TASK DETAILS: Write out, word for word, every line from the first one through the line that holds "ax.plot([0, 3.2], [gy, gy], color='black', lw=1.1, zorder=1)", and nothing else; skip the pictures.
━━━━━━━━━━
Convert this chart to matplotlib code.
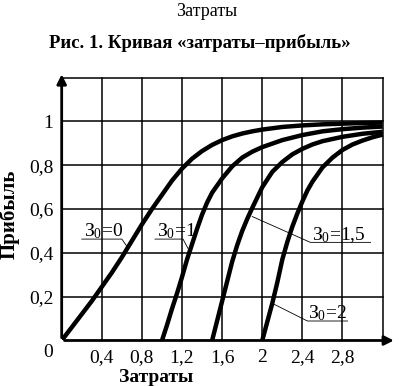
import numpy as np
import matplotlib.pyplot as plt
from matplotlib.transforms import ScaledTranslation

plt.rcParams['font.family'] = ['Liberation Serif', 'DejaVu Serif']
plt.rcParams['mathtext.fontset'] = 'custom'
plt.rcParams['mathtext.rm'] = 'Liberation Serif'
plt.rcParams['mathtext.it'] = 'Liberation Serif'

# данные кривых «затраты-прибыль»
z0_x = [0.0, 0.1, 0.2, 0.3, 0.4, 0.5, 0.6, 0.7, 0.8, 0.9, 1.0, 1.1, 1.2, 1.3, 1.4, 1.5,
        1.6, 1.7, 1.8, 1.9, 2.0, 2.2, 2.4, 2.6, 2.8, 3.0, 3.2]
z0_y = [0.0, 0.06, 0.12, 0.18, 0.245, 0.31, 0.38, 0.455, 0.53, 0.6, 0.665, 0.73, 0.785, 0.83,
        0.865, 0.893, 0.915, 0.932, 0.945, 0.955, 0.963, 0.975, 0.982, 0.987, 0.99, 0.993, 0.995]

z1_x = [1.0, 1.05, 1.1, 1.15, 1.2, 1.25, 1.3, 1.35, 1.4, 1.45, 1.5, 1.6, 1.7, 1.8, 1.9, 2.0,
        2.2, 2.4, 2.6, 2.8, 3.0, 3.2]
z1_y = [0.0, 0.07, 0.145, 0.215, 0.29, 0.37, 0.44, 0.51, 0.575, 0.63, 0.675, 0.74, 0.795, 0.835,
        0.862, 0.883, 0.915, 0.938, 0.955, 0.965, 0.972, 0.977]

z15_x = [1.5, 1.55, 1.6, 1.65, 1.7, 1.75, 1.8, 1.85, 1.9, 2.0, 2.1, 2.2, 2.3, 2.4, 2.5, 2.6,
         2.8, 3.0, 3.2]
z15_y = [0.0, 0.09, 0.18, 0.27, 0.36, 0.435, 0.5, 0.555, 0.605, 0.7, 0.77, 0.815, 0.85, 0.875,
         0.895, 0.91, 0.93, 0.944, 0.953]

z2_x = [2.0, 2.05, 2.1, 2.15, 2.2, 2.25, 2.3, 2.35, 2.4, 2.45, 2.5, 2.6, 2.7, 2.8, 2.9, 3.0,
        3.1, 3.2]
z2_y = [0.0, 0.085, 0.17, 0.265, 0.37, 0.45, 0.52, 0.58, 0.635, 0.685, 0.725, 0.79, 0.835, 0.87,
        0.895, 0.913, 0.928, 0.94]

x_ticks = [0.4, 0.8, 1.2, 1.6, 2.0, 2.4, 2.8]
x_labels = ['0,4', '0,8', '1,2', '1,6', '2', '2,4', '2,8']
y_ticks = [0, 0.2, 0.4, 0.6, 0.8, 1.0]
y_labels = ['0', '0,2', '0,4', '0,6', '0,8', '1']

fig = plt.figure(figsize=(3.99, 3.86), dpi=100)
ax = fig.add_axes([0.1546, 0.1179, 0.842, 0.7007])
ax.set_xlim(0, 3.35)
ax.set_ylim(0, 1.235)
for s in ax.spines.values():
    s.set_visible(False)

# сетка
for gx in np.arange(0.4, 3.21, 0.4):
    ax.plot([gx, gx], [0, 1.2], color='black', lw=1.1, zorder=1)
for gy in np.arange(0.2, 1.21, 0.2):
    ax.plot([0, 3.2], [gy, gy], color='black', lw=1.1, zorder=1)

# оси со стрелками
ax.annotate('', xy=(3.34, 0), xytext=(0, 0),
            arrowprops=dict(arrowstyle='-|>', lw=2, color='black', mutation_scale=14), zorder=3)
ax.annotate('', xy=(0, 1.228), xytext=(0, 0),
            arrowprops=dict(arrowstyle='-|>', lw=2, color='black', mutation_scale=14), zorder=3)

for cx, cy in [(z0_x, z0_y), (z1_x, z1_y), (z15_x, z15_y), (z2_x, z2_y)]:
    ax.plot(cx, cy, color='black', lw=3.2, solid_capstyle='butt', solid_joinstyle='round', zorder=2)

ax.set_xticks(x_ticks, x_labels, fontsize=14)
ax.set_yticks(y_ticks, y_labels, fontsize=14)
ax.tick_params(length=0, pad=6)
lab0 = ax.get_yticklabels()[0]
lab0.set_transform(lab0.get_transform() + ScaledTranslation(0, -7 / 72, fig.dpi_scale_trans))

ax.set_xlabel('Затраты', fontsize=14, fontweight='bold')
ax.xaxis.set_label_coords(0.28, -0.105)
ax.set_ylabel('Прибыль', fontsize=15, fontweight='bold')
ax.yaxis.set_label_coords(-0.125, 0.468)

# подписи кривых
lbl = dict(fontsize=14, color='black')
ax.text(0.22, 0.475, 'З$_0$=0', **lbl)
ax.plot([0.2, 0.6, 0.65], [0.463, 0.463, 0.43], color='black', lw=0.6)
ax.text(0.95, 0.475, 'З$_0$=1', **lbl)
ax.plot([0.93, 1.21, 1.26], [0.463, 0.463, 0.42], color='black', lw=0.6)
ax.text(2.5, 0.46, 'З$_0$=1,5', **lbl)
ax.plot([3.08, 2.48, 1.9], [0.448, 0.448, 0.566], color='black', lw=0.6)
ax.text(2.46, 0.1, 'З$_0$=2', **lbl)
ax.plot([2.85, 2.45, 2.12], [0.089, 0.089, 0.165], color='black', lw=0.6)

fig.text(0.519, 0.969, 'Затраты', ha='center', va='center', fontsize=13)
fig.text(0.5, 0.889, 'Рис. 1. Кривая «затраты–прибыль»', ha='center', va='center',
         fontsize=13.5, fontweight='bold')

fig.savefig('out.png', dpi=100)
━━━━━━━━━━
TASK RESPONSE:
Convert this chart to matplotlib code.
import numpy as np
import matplotlib.pyplot as plt
from matplotlib.transforms import ScaledTranslation

plt.rcParams['font.family'] = ['Liberation Serif', 'DejaVu Serif']
plt.rcParams['mathtext.fontset'] = 'custom'
plt.rcParams['mathtext.rm'] = 'Liberation Serif'
plt.rcParams['mathtext.it'] = 'Liberation Serif'

# данные кривых «затраты-прибыль»
z0_x = [0.0, 0.1, 0.2, 0.3, 0.4, 0.5, 0.6, 0.7, 0.8, 0.9, 1.0, 1.1, 1.2, 1.3, 1.4, 1.5,
        1.6, 1.7, 1.8, 1.9, 2.0, 2.2, 2.4, 2.6, 2.8, 3.0, 3.2]
z0_y = [0.0, 0.06, 0.12, 0.18, 0.245, 0.31, 0.38, 0.455, 0.53, 0.6, 0.665, 0.73, 0.785, 0.83,
        0.865, 0.893, 0.915, 0.932, 0.945, 0.955, 0.963, 0.975, 0.982, 0.987, 0.99, 0.993, 0.995]

z1_x = [1.0, 1.05, 1.1, 1.15, 1.2, 1.25, 1.3, 1.35, 1.4, 1.45, 1.5, 1.6, 1.7, 1.8, 1.9, 2.0,
        2.2, 2.4, 2.6, 2.8, 3.0, 3.2]
z1_y = [0.0, 0.07, 0.145, 0.215, 0.29, 0.37, 0.44, 0.51, 0.575, 0.63, 0.675, 0.74, 0.795, 0.835,
        0.862, 0.883, 0.915, 0.938, 0.955, 0.965, 0.972, 0.977]

z15_x = [1.5, 1.55, 1.6, 1.65, 1.7, 1.75, 1.8, 1.85, 1.9, 2.0, 2.1, 2.2, 2.3, 2.4, 2.5, 2.6,
         2.8, 3.0, 3.2]
z15_y = [0.0, 0.09, 0.18, 0.27, 0.36, 0.435, 0.5, 0.555, 0.605, 0.7, 0.77, 0.815, 0.85, 0.875,
         0.895, 0.91, 0.93, 0.944, 0.953]

z2_x = [2.0, 2.05, 2.1, 2.15, 2.2, 2.25, 2.3, 2.35, 2.4, 2.45, 2.5, 2.6, 2.7, 2.8, 2.9, 3.0,
        3.1, 3.2]
z2_y = [0.0, 0.085, 0.17, 0.265, 0.37, 0.45, 0.52, 0.58, 0.635, 0.685, 0.725, 0.79, 0.835, 0.87,
        0.895, 0.913, 0.928, 0.94]

x_ticks = [0.4, 0.8, 1.2, 1.6, 2.0, 2.4, 2.8]
x_labels = ['0,4', '0,8', '1,2', '1,6', '2', '2,4', '2,8']
y_ticks = [0, 0.2, 0.4, 0.6, 0.8, 1.0]
y_labels = ['0', '0,2', '0,4', '0,6', '0,8', '1']

fig = plt.figure(figsize=(3.99, 3.86), dpi=100)
ax = fig.add_axes([0.1546, 0.1179, 0.842, 0.7007])
ax.set_xlim(0, 3.35)
ax.set_ylim(0, 1.235)
for s in ax.spines.values():
    s.set_visible(False)

# сетка
for gx in np.arange(0.4, 3.21, 0.4):
    ax.plot([gx, gx], [0, 1.2], color='black', lw=1.1, zorder=1)
for gy in np.arange(0.2, 1.21, 0.2):
    ax.plot([0, 3.2], [gy, gy], color='black', lw=1.1, zorder=1)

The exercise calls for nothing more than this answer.